Dataset content
—————
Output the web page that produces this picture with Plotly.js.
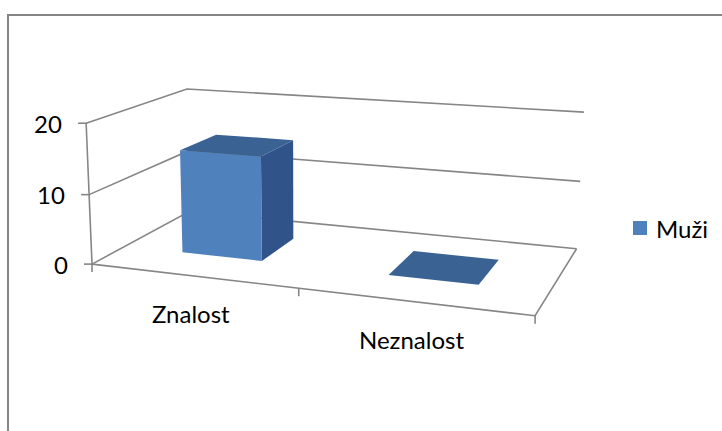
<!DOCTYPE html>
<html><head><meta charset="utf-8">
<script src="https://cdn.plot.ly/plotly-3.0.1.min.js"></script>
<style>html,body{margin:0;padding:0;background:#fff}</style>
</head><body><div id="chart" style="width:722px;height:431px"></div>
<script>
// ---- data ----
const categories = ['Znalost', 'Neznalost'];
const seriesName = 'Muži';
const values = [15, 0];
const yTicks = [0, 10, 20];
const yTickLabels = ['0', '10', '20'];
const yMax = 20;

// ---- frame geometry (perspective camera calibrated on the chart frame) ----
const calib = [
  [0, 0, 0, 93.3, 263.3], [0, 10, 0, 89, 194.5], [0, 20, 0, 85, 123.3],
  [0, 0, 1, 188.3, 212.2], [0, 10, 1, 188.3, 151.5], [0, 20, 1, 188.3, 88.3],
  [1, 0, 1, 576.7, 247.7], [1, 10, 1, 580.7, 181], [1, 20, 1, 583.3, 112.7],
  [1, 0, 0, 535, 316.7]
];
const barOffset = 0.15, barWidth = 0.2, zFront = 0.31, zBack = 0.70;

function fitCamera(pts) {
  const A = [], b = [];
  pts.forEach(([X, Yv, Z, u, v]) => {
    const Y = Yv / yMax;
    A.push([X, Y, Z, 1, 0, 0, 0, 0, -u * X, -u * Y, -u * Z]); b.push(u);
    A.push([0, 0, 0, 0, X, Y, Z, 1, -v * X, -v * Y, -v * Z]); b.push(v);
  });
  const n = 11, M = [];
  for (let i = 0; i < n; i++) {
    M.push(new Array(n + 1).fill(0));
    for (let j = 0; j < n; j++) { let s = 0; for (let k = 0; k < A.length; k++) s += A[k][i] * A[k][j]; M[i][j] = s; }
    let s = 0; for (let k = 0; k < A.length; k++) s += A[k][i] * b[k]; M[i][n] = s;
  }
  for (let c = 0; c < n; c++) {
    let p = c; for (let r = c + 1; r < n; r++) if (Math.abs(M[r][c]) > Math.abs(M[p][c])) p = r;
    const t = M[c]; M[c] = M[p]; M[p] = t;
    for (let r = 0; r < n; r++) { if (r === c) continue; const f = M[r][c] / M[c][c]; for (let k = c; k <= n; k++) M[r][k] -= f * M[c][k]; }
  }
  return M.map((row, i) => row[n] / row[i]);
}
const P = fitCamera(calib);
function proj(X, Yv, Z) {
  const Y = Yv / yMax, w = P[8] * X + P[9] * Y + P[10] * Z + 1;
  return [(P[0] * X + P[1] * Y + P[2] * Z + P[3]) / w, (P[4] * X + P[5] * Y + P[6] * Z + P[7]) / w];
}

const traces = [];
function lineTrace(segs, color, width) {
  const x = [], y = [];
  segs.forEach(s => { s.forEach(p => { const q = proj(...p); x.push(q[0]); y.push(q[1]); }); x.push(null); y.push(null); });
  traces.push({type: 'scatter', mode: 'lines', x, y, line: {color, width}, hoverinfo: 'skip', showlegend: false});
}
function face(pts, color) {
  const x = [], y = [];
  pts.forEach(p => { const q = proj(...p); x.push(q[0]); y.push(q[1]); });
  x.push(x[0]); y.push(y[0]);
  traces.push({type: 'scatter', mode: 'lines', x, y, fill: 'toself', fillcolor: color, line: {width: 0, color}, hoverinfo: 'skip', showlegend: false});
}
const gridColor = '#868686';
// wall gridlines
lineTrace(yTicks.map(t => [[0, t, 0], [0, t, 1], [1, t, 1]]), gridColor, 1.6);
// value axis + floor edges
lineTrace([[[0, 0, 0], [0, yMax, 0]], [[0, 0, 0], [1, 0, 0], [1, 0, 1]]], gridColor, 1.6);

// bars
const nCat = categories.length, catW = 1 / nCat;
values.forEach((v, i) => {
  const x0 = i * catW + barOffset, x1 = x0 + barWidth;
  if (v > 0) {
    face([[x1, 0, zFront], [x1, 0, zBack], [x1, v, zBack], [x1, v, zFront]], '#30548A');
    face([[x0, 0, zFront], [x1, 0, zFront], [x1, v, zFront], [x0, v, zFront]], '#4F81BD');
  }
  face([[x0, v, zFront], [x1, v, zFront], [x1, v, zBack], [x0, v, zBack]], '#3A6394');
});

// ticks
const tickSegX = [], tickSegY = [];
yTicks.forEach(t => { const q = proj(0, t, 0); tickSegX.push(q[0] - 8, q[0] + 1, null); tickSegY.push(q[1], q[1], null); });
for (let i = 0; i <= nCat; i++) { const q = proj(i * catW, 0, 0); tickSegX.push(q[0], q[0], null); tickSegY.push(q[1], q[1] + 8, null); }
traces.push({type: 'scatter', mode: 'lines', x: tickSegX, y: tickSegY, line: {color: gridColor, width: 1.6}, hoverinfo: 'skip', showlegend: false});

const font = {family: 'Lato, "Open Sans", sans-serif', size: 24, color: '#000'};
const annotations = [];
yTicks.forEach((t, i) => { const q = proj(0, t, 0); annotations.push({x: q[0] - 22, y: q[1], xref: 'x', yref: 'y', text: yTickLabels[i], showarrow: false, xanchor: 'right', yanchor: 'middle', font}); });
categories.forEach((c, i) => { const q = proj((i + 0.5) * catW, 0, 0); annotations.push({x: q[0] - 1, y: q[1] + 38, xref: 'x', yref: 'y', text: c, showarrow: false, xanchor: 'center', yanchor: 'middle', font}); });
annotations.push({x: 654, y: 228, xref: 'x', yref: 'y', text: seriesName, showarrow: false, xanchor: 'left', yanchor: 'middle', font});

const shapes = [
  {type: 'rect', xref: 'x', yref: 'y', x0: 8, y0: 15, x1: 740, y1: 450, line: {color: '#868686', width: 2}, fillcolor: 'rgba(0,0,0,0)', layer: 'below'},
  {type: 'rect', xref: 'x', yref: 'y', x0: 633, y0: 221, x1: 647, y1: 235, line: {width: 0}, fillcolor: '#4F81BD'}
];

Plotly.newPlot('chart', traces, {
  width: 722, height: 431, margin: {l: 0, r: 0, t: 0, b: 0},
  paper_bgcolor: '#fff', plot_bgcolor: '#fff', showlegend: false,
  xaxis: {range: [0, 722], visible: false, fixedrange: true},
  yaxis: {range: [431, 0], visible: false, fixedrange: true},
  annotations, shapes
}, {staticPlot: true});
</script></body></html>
—————
Work to do
Up to and including the line with "const yMax = 20;", copy the data above from its first line. Skip pictures.

Response
Output the web page that produces this picture with Plotly.js.
<!DOCTYPE html>
<html><head><meta charset="utf-8">
<script src="https://cdn.plot.ly/plotly-3.0.1.min.js"></script>
<style>html,body{margin:0;padding:0;background:#fff}</style>
</head><body><div id="chart" style="width:722px;height:431px"></div>
<script>
// ---- data ----
const categories = ['Znalost', 'Neznalost'];
const seriesName = 'Muži';
const values = [15, 0];
const yTicks = [0, 10, 20];
const yTickLabels = ['0', '10', '20'];
const yMax = 20;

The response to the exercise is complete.